Parallèlement, les forces de l’ordre disposent désormais d’un numéro vert permettant de signaler en temps réel des infractions sonores. Les contrevenants s’exposent à des amendes proportionnées à la puissance de leurs installations, mesure jugée dissuasive par l’Union nationale des exploitants de débits de boissons. Des experts en urbanisme sonore, en collaboration avec l’Université Marien-Ngouabi, travaillent à cartographier les hotspots acoustiques de la capitale afin d’orienter la planification urbaine.

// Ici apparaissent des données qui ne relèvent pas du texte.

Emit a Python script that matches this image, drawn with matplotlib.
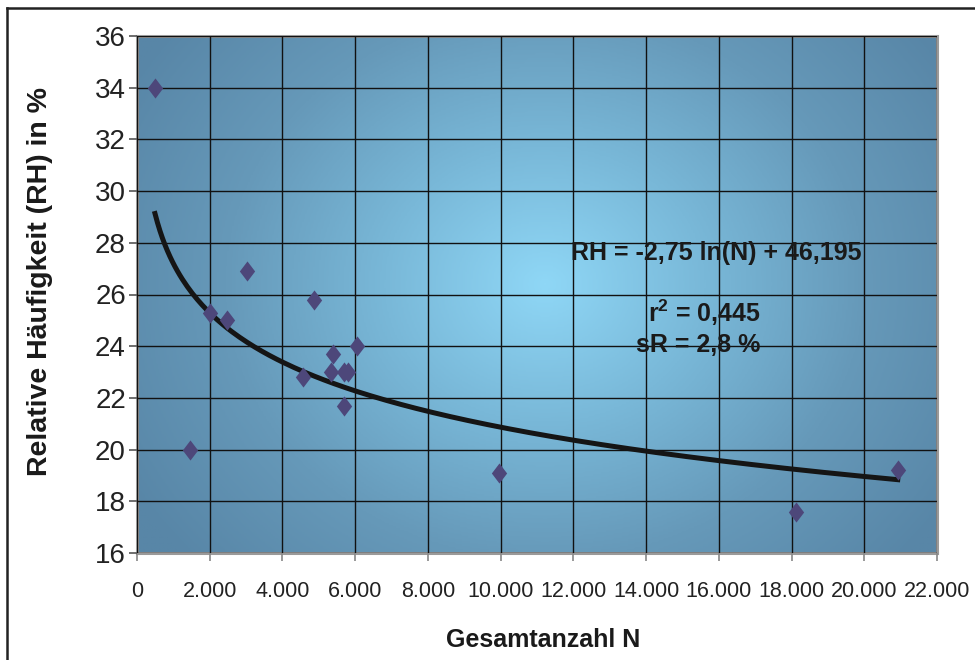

L’objectif affiché est de rendre compatibles l’essor économique nocturne, catalyseur d’emplois, et la préservation d’un environnement sonore sain.
Les pistes d’un apaisement durable du paysage sonore
À moyen terme, plusieurs solutions se dessinent. L’instauration de « quarts de son » avec plafonds de décibels variables selon les créneaux horaires pourrait rendre les contrôles plus lisibles. Des dispositifs d’insonorisation subventionnés pour les petits établissements encourageraient l’autodiscipline, tandis que la création de couloirs festifs, zones explicitement dédiées aux activités nocturnes, soulagerait les secteurs résidentiels. Ces propositions, débattues lors des États généraux de l’environnement urbain en mars 2023, ont reçu un accueil favorable de la part des autorités, soucieuses de conjuguer attractivité et bien-être.
Enfin, la gouvernance sonore se construit aussi à travers l’éducation. Intégrer des modules sur la santé auditive dans les programmes scolaires et promouvoir des concours d’innovations technologiques pour la réduction du bruit offrent des perspectives à long terme. La capitale congolaise, fidèle à sa tradition de capitale culturelle, pourrait ainsi devenir un laboratoire de bonnes pratiques régionales, où la tonalité de la modernité ne masque pas les voix de la quiétude.